Make Money and Make Art

The words are an engine that keeps me moving fast.  It's better than the music I used to listen to on my iPad.  I remember the power of words.  They have a strength.  They can shape your reality because they reflect what you think.  They have belief in them.

Again, I go back to I Want It.  The play is about how a few simple words organized in a certain fashion can change destiny.  Words have belief because we put our faith in them.  We believe what we hear and what we read.  We believe what people tell us, whether it's Mom or McDonalds.

I LOVE YOU.

I'M LOVING IT.

JESUS SAVES.

JUST DO IT.

I WANT IT.

They are slogans.  All of them are slogans.  They constitute and reflect a certain belief system.  In just a few words, we change direction.  It's amazing...the power of words.

I believe the power of a great idea is that it expands and keeps expanding the more air it has.  The more time it has to breathe.  The more time it is spent exposed.

I run and barely stop. I have energy in me.

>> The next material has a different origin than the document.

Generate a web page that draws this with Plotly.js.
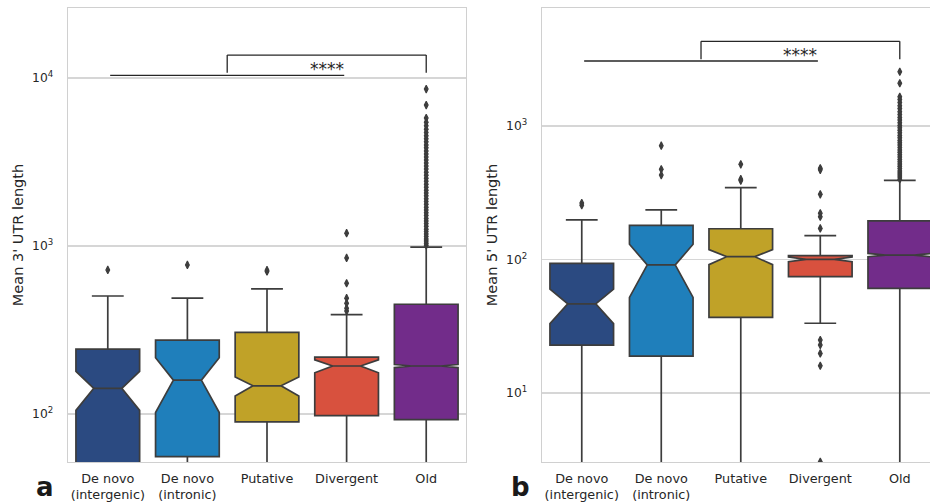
<!DOCTYPE html>
<html>
<head>
<meta charset="utf-8">
<script src="https://cdn.plot.ly/plotly-3.0.1.min.js"></script>
<style>
  html, body { margin: 0; padding: 0; background: #ffffff; }
  #chart { width: 930px; height: 504px; }
</style>
</head>
<body>
<div id="chart"></div>
<script>
// Gene age classes shown on both panels
const categories = ['De novo<br>(intergenic)', 'De novo<br>(intronic)', 'Putative', 'Divergent', 'Old'];
const boxColors = ['#2b4a81', '#1f7fbb', '#c0a228', '#d8513e', '#722c8a'];

// Panel a: mean 3' UTR length (box statistics per class)
const utr3LowerFence = [20, 20, 20, 20, 20];
const utr3Q1 = [48, 55.7, 89.6, 97.7, 92.5];
const utr3Median = [142, 159, 147, 193, 193];
const utr3Q3 = [243, 275, 306, 218, 450];
const utr3UpperFence = [504, 489, 555, 390, 986];
const utr3NotchSpan = [37, 57, 19, 17, 4];
const utr3Outliers = [
  [720],
  [771],
  [705, 718],
  [410, 426, 456, 489, 600, 849, 1192],
  [1010, 1040, 1070, 1100, 1140, 1180, 1220, 1260, 1310, 1360, 1410, 1460, 1520, 1580,
   1640, 1700, 1770, 1840, 1910, 1990, 2070, 2150, 2240, 2330, 2430, 2530, 2640, 2750,
   2870, 2990, 3120, 3250, 3390, 3530, 3680, 3840, 4000, 4170, 4350, 4540, 4740, 4950,
   5200, 5450, 5780, 6900, 8600]
];

// Panel b: mean 5' UTR length (box statistics per class)
const utr5LowerFence = [1, 1, 1, 33.3, 1];
const utr5Q1 = [22.8, 18.9, 36.9, 74.3, 60.8];
const utr5Median = [46.5, 91, 105, 100.3, 108];
const utr5Q3 = [93.5, 180, 170, 107, 195];
const utr5UpperFence = [198, 235, 345, 151, 392];
const utr5NotchSpan = [13.4, 39, 13.5, 4, 3];
const utr5Outliers = [
  [255, 265],
  [429, 474, 712],
  [390, 400, 516],
  [3.05, 16.0, 19.8, 22.9, 24.9, 171, 209, 222, 308, 470, 482],
  [400, 415, 430, 445, 460, 480, 500, 520, 540, 560, 585, 610, 635, 660, 690, 720,
   750, 780, 815, 850, 890, 930, 970, 1010, 1060, 1110, 1160, 1220, 1280, 1350,
   1420, 1500, 1580, 1656, 2090, 2550]
];

// Log-axis tick labels
const utr3TickVals = [100, 1000, 10000];
const utr3TickText = ['10<sup>2</sup>', '10<sup>3</sup>', '10<sup>4</sup>'];
const utr5TickVals = [10, 100, 1000];
const utr5TickText = ['10<sup>1</sup>', '10<sup>2</sup>', '10<sup>3</sup>'];

// Significance brackets: [from, to, level] and the bracket's lower tick end
const utr3Comparisons = { line: [0.03, 2.97, 10380], bracket: [1.5, 4, 13700, 10770] };
const utr5Comparisons = { line: [0.03, 2.97, 3070], bracket: [1.5, 4, 4306, 3160] };
const significanceLabel = '****';

const edgeColor = '#3d3d3d';
const frameColor = '#d0d0d0';
const textColor = '#262626';

function panelTraces(xa, ya, lower, q1, med, q3, upper, notch, outliers) {
  const traces = [];
  categories.forEach((cat, i) => {
    traces.push({
      type: 'box',
      xaxis: xa, yaxis: ya,
      x: [cat],
      q1: [q1[i]], median: [med[i]], q3: [q3[i]],
      lowerfence: [lower[i]], upperfence: [upper[i]],
      notchspan: [notch[i]],
      notched: true,
      notchwidth: 0.28,
      width: 0.8,
      whiskerwidth: 0.5,
      boxpoints: false,
      fillcolor: boxColors[i],
      line: { color: edgeColor, width: 1.7 },
      hoverinfo: 'skip',
      showlegend: false
    });
  });
  categories.forEach((cat, i) => {
    traces.push({
      type: 'scatter',
      mode: 'markers',
      xaxis: xa, yaxis: ya,
      x: outliers[i].map(() => cat),
      y: outliers[i],
      marker: { symbol: 'diamond-tall', size: 5.5, color: edgeColor,
                line: { color: edgeColor, width: 1.1 } },
      cliponaxis: true,
      hoverinfo: 'y',
      showlegend: false
    });
  });
  return traces;
}

const data = [].concat(
  panelTraces('x', 'y', utr3LowerFence, utr3Q1, utr3Median, utr3Q3, utr3UpperFence, utr3NotchSpan, utr3Outliers),
  panelTraces('x2', 'y2', utr5LowerFence, utr5Q1, utr5Median, utr5Q3, utr5UpperFence, utr5NotchSpan, utr5Outliers)
);

function bracketShapes(xref, yref, comp) {
  const ls = { color: textColor, width: 1.3 };
  const [l0, l1, ly] = comp.line;
  const [b0, b1, top, foot] = comp.bracket;
  return [
    { type: 'line', xref, yref, x0: l0, x1: l1, y0: ly, y1: ly, line: ls },
    { type: 'line', xref, yref, x0: b0, x1: b0, y0: foot, y1: top, line: ls },
    { type: 'line', xref, yref, x0: b0, x1: b1, y0: top, y1: top, line: ls },
    { type: 'line', xref, yref, x0: b1, x1: b1, y0: top, y1: foot, line: ls }
  ];
}

function starLabel(xref, yref, comp) {
  const [b0, b1, top] = comp.bracket;
  return {
    xref, yref, x: (b0 + b1) / 2, y: Math.log10(top),
    yanchor: 'top', xanchor: 'center', yshift: -2,
    text: significanceLabel, showarrow: false,
    font: { size: 17, color: textColor }
  };
}

const xBase = {
  type: 'category',
  categoryorder: 'array',
  categoryarray: categories,
  showgrid: false,
  zeroline: false,
  showline: true,
  mirror: true,
  linecolor: frameColor,
  linewidth: 1.3,
  ticks: '',
  ticklabelstandoff: 4,
  tickfont: { size: 12.8, color: textColor },
  fixedrange: true
};

const yBase = {
  type: 'log',
  showgrid: true,
  gridcolor: '#d6d6d6',
  gridwidth: 1.1,
  zeroline: false,
  showline: true,
  linecolor: frameColor,
  linewidth: 1.3,
  ticks: '',
  ticklabelstandoff: 11,
  tickfont: { size: 12.3, color: textColor },
  fixedrange: true
};

const layout = {
  width: 930,
  height: 504,
  margin: { l: 0, r: 0, t: 8, b: 42 },
  paper_bgcolor: '#ffffff',
  plot_bgcolor: '#ffffff',
  font: { family: 'DejaVu Sans, sans-serif', color: textColor, size: 12 },
  showlegend: false,
  xaxis: Object.assign({}, xBase, { domain: [0.0731, 0.5011], range: [-0.5, 4.5], anchor: 'y' }),
  yaxis: Object.assign({}, yBase, {
    domain: [0, 1], anchor: 'x', mirror: true,
    range: [1.714, 4.417],
    tickvals: utr3TickVals, ticktext: utr3TickText,
    title: { text: "Mean 3' UTR length", font: { size: 14.5, color: textColor }, standoff: 5 }
  }),
  xaxis2: Object.assign({}, xBase, { domain: [0.5828, 1], range: [-0.5, 4.38], anchor: 'y2' }),
  yaxis2: Object.assign({}, yBase, {
    domain: [0, 1], anchor: 'x2', mirror: false,
    range: [0.483, 3.884],
    tickvals: utr5TickVals, ticktext: utr5TickText,
    title: { text: "Mean 5' UTR length", font: { size: 14.5, color: textColor }, standoff: 5 }
  }),
  shapes: [].concat(bracketShapes('x', 'y', utr3Comparisons), bracketShapes('x2', 'y2', utr5Comparisons)),
  annotations: [
    starLabel('x', 'y', utr3Comparisons),
    starLabel('x2', 'y2', utr5Comparisons),
    { xref: 'paper', yref: 'paper', x: 0.0484, y: -0.0925, xanchor: 'center', yanchor: 'bottom',
      text: '<b>a</b>', showarrow: false, font: { size: 26, color: '#1a1a1a', weight: 'bold' } },
    { xref: 'paper', yref: 'paper', x: 0.5602, y: -0.0925, xanchor: 'center', yanchor: 'bottom',
      text: '<b>b</b>', showarrow: false, font: { size: 26, color: '#1a1a1a', weight: 'bold' } }
  ]
};

Plotly.newPlot('chart', data, layout, { displayModeBar: false, staticPlot: true });
</script>
</body>
</html>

I get back and I start making a juice.

Ginger
Cucumber
Celery
Pineapple
Cantaloupe
Lemon

I'm trying to purify myself.  Get rid of the toxins.  I have this great thought in me, this great energy, and I just want to have the purest environment possible.  I'm cleansing myself through thought and now it's time to cleanse myself through nourishment.  As I put the veggies and fruits through the juicer, I keep talking

Make Money and Make Art

I think about things. But mainly I just push the veggies and fruits through, listen to the sound of the juicer juicing.  White noise.  I pour the juice out.  I clean the juicer parts.

And I feel my body purifying itself.  I feel my mind clearing.  I drink the nourishment, the love, the caring, the looking after, the clarity...and I let my body purify itself.  It's better than communion.  It's a real purification and not just a symbolic one.

Make Money and Make Art

That seems like a good mission.  I will make sure to do both.